Wednesday, 16 September 2009
GRANULAR BALLS
I have worked with management consultants now for over thirty years. They have a language all of their own which bears little resemblance to that which most of us use. It makes liberal use of jargon, cliché and strangled metaphor. I jotted down a few of the more common words and phrases from a recent meeting I had with a firm of management consultants who were discussing some project or other. My least favourite phrase was: ‘Once we’ve transitioned through the gate,’ followed closely by ‘That’s an absolute no-brainer.’ I’ve heard enough ‘blue-sky thinking’, ‘show-stoppers’ and ‘hard-hitters’ to keep me in muffins for a week, and if I hear the word ‘caveated’ again, I can’t promise to be responsible for my actions. As for ‘fluffy bunny stuff’ I leave that for you to deal with. However, I did learn three brand-new words. One was ‘leverage’, pronounced ‘lev’ rather than ‘leev’ and used, appallingly, as a transitive verb, rather than a noun. The second was ‘granularity,’ though in what context it was meant to be used, I really have no idea. The third was ‘nugatory.’ Now, I always thought that ‘nugatory’ was a sign-off phrase from one trucker to another in an American motor vehicle convoy, but I can’t be absolutely precise. Admittedly, the sum total of my knowledge about convoys is drawn from a country song about the subject that was released in the 1970s by a chap named CW McCall, if those were indeed his initials. If memory serves, this song was then plagiarised and satirised by a couple of risibly-permed British pop music disc-jockeys in the Smashey and Nicey mould. Whereas the American lyrics appeared to be interestingly ironic – note: ‘Well, we shot the line and we went for broke/With a thousand screamin' trucks/ An' eleven long-haired Friends a' Jesus/ In a chartreuse micra-bus’, the British ones were just plain juvenile.
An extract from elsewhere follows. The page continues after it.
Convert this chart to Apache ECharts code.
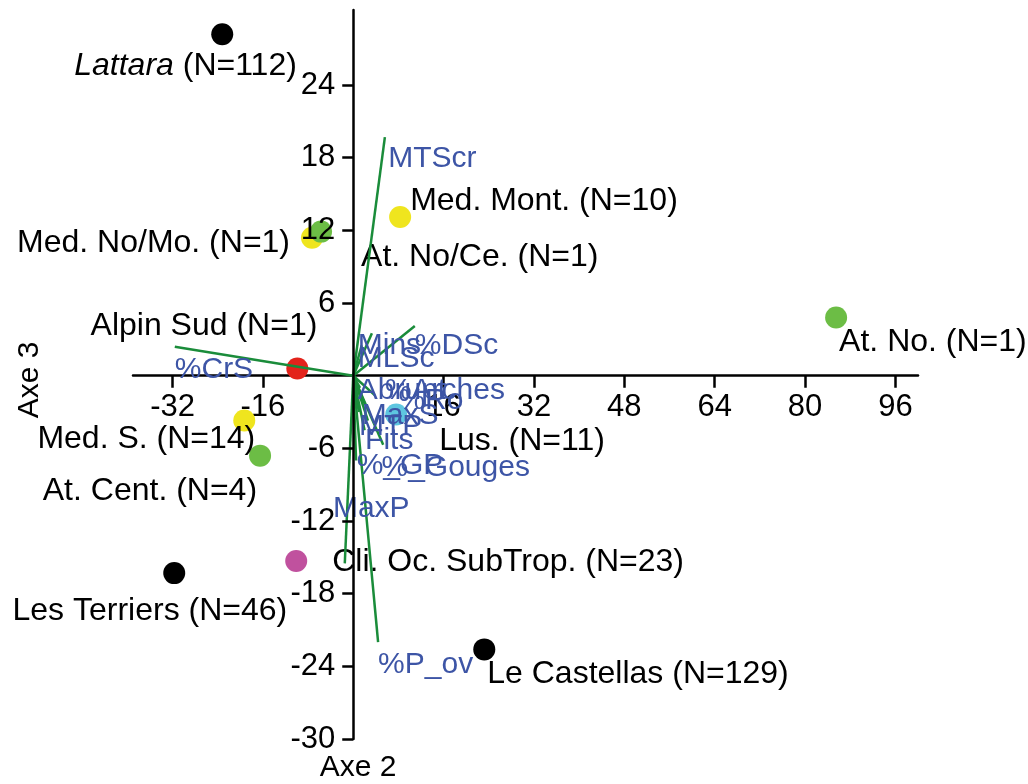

I seem to recall that one phrase in one of the songs went something like ‘That’s nugatory, rubber duck.’ On referring to my trusty Collins Gem dictionary, the word doesn’t appear, neither does ‘granularity’, though ‘granular’ means ‘of, or like grains.’ Consultants, perhaps in the same manner as William Blake, ‘see the world in a grain of sand,’ whilst we ordinary mortals clearly lack the granularity and, in many cases, in the words of the immortal Para Handy, ‘the Agility.’